Tim Thornton// October 30, 2018//
By 2005, Sonu Singh had built and sold two IT consulting companies, but he was convinced there was a better way to handle IT. The new owners of his old company, however, didn’t share his point of view.
“I kept telling them the business model was going to change,” he says. “They kept looking at me like I was a complete dope.
“I finally said, ‘I’ve just got to stop talking about it. I’ve got to pull a team together and go do it.’”
So, in 2009, the 1901 Group moved into about 800 square feet of the Virginia Tech Corporate Research Center (CRC). Singh says 170 of the company’s 250 employees work at the CRC now and he expects the Blacksburg workforce to grow to 250 within a year.
The company — whose customers range from the U.S. Department of Agriculture to the Army to the Small Business Administration — is talking with the CRC about building a new facility to accommodate that growth.
Singh realized IT equipment and infrastructure had changed drastically, but the management model hadn’t changed in 30 years, particularly in government circles.
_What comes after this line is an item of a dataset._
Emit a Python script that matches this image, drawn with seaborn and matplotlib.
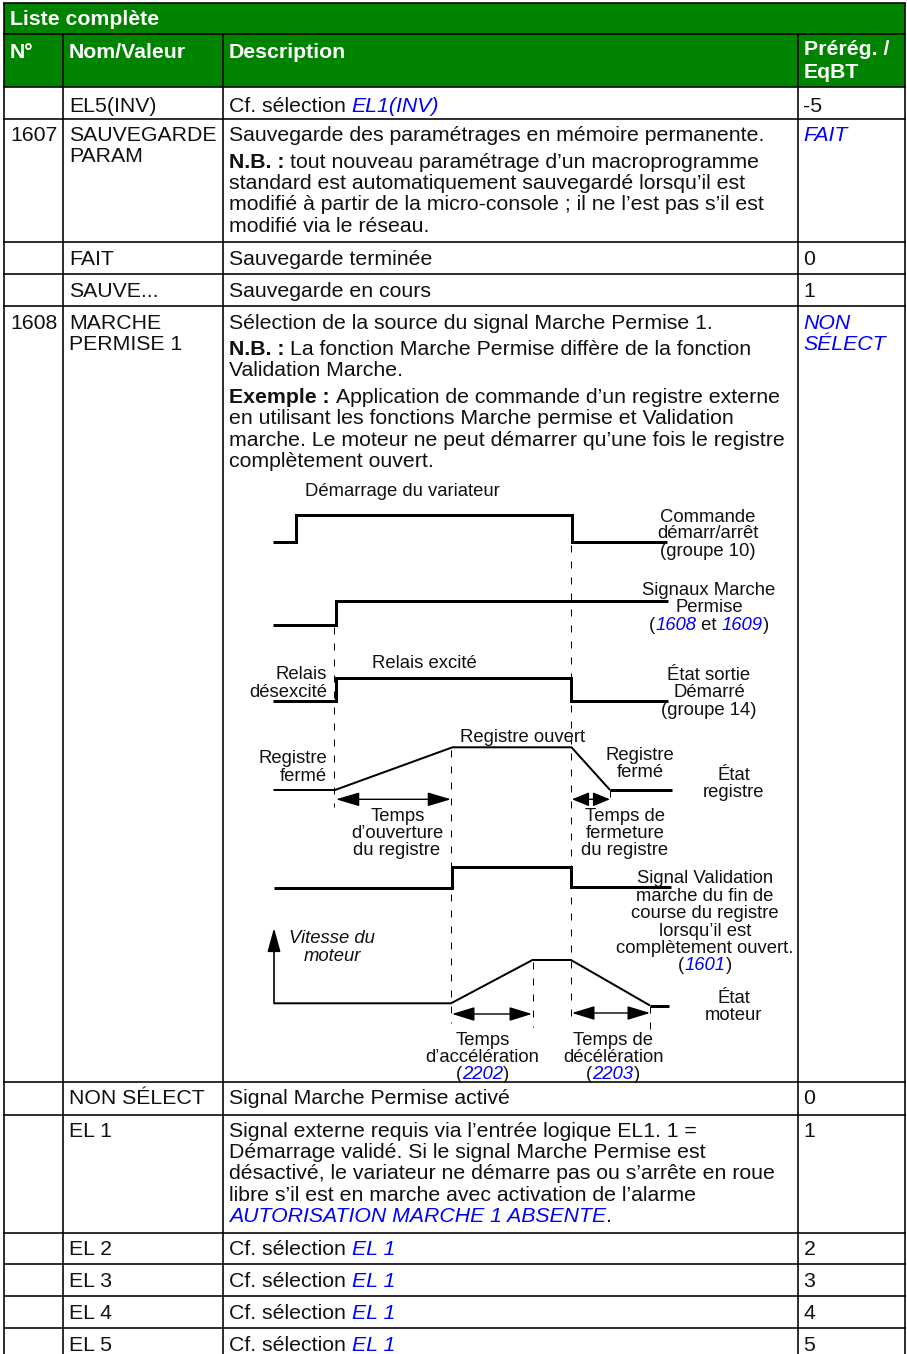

The government was still contracting with companies that put employees on-site to manage systems. The 1901 Group offered a different approach.
“We don’t sell bodies,” Singh says. “We sell services.”
About 80 percent of those services, he says, can be handled remotely — for 30 percent less than they would cost in D.C.
At first, convincing the federal government that its business and data can be securely managed from Blacksburg was a hard sell, Singh says. But, he adds, potential customers are beginning to understand that security has less to do with proximity than with infrastructure, networks and access control.
Edward Snowden, Singh points out, was a contractor working at a government site when he downloaded documents that revealed a secret National Security Agency surveillance program.
Singh grew up in Blacksburg, graduated from Virginia Tech and calls himself “a giant Hokie football fan.” But that’s not all that drew 1901 to the CRC.
“We wanted to locate the business in an area that had access to talent, a good quality of life and a moderate cost of living,” Singh says, pointing out that with Tech, Radford University and New River Community College, about 50,000 college students are studying within 15 miles of the 1901 Group’s CRC office. “There’s massive untapped talent here.”
There’s massive opportunity for growth, too. The federal government spends $100 billion a year on IT, Singh says. “All we have to do is bring 1 percent to Blacksburg, and we’ll be happy.”